I would expect that Canada and the tops of the northern states might see tomorrow night’s activity. But it’s Wednesday night (May 17) that has my heart beating faster. Well, a little faster. You know how forecasts are. That evening, we’re expecting a G2 or moderate storm during the same time period. G2 storms can make for lots of excitement in the northern states and even reach down further into the Midwest and Northeast. The last moderate storm occurred on April 22. It was a beauty with a low bright arc and a fine explosion of rays and pillars.

(Update Mon. night: Great news! The latest forecast upgraded Tuesday’s storm to G2 or moderate.)
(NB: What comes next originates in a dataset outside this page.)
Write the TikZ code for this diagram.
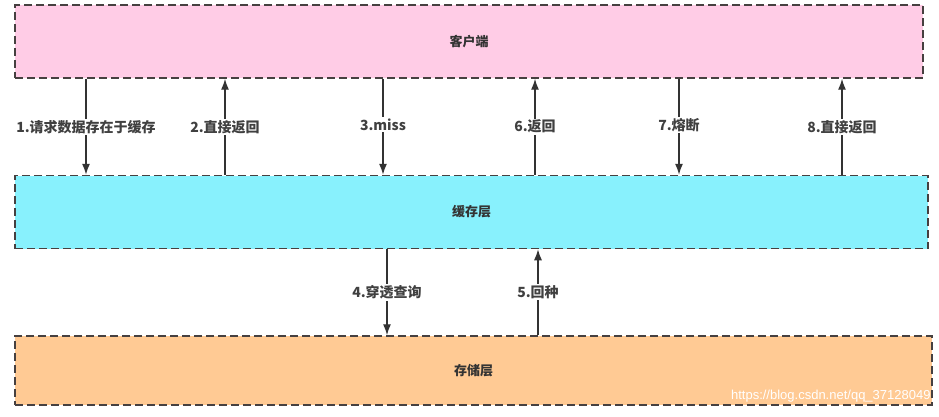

A double band pierced with dozens of rays reflects off the ice of a lake north of Duluth, Minn. two years ago March. Credit: Bob King

Besides a reasonably dark sky and a northern location, the other key to a successful aurora hunt is patience. If you see a low arc or glow, periodically check it for activity. Is it getting brighter? Higher? Are faint rays starting to form? If you sense that the aurora is intensifying, however little, stick with it. Go on a vigil the way you’d queue up early to see a long-anticipated movie. You may lose some sleep but know there’s a bounty of zzzzzzzzs waiting for you the next cloudy night.

OK … now we wait.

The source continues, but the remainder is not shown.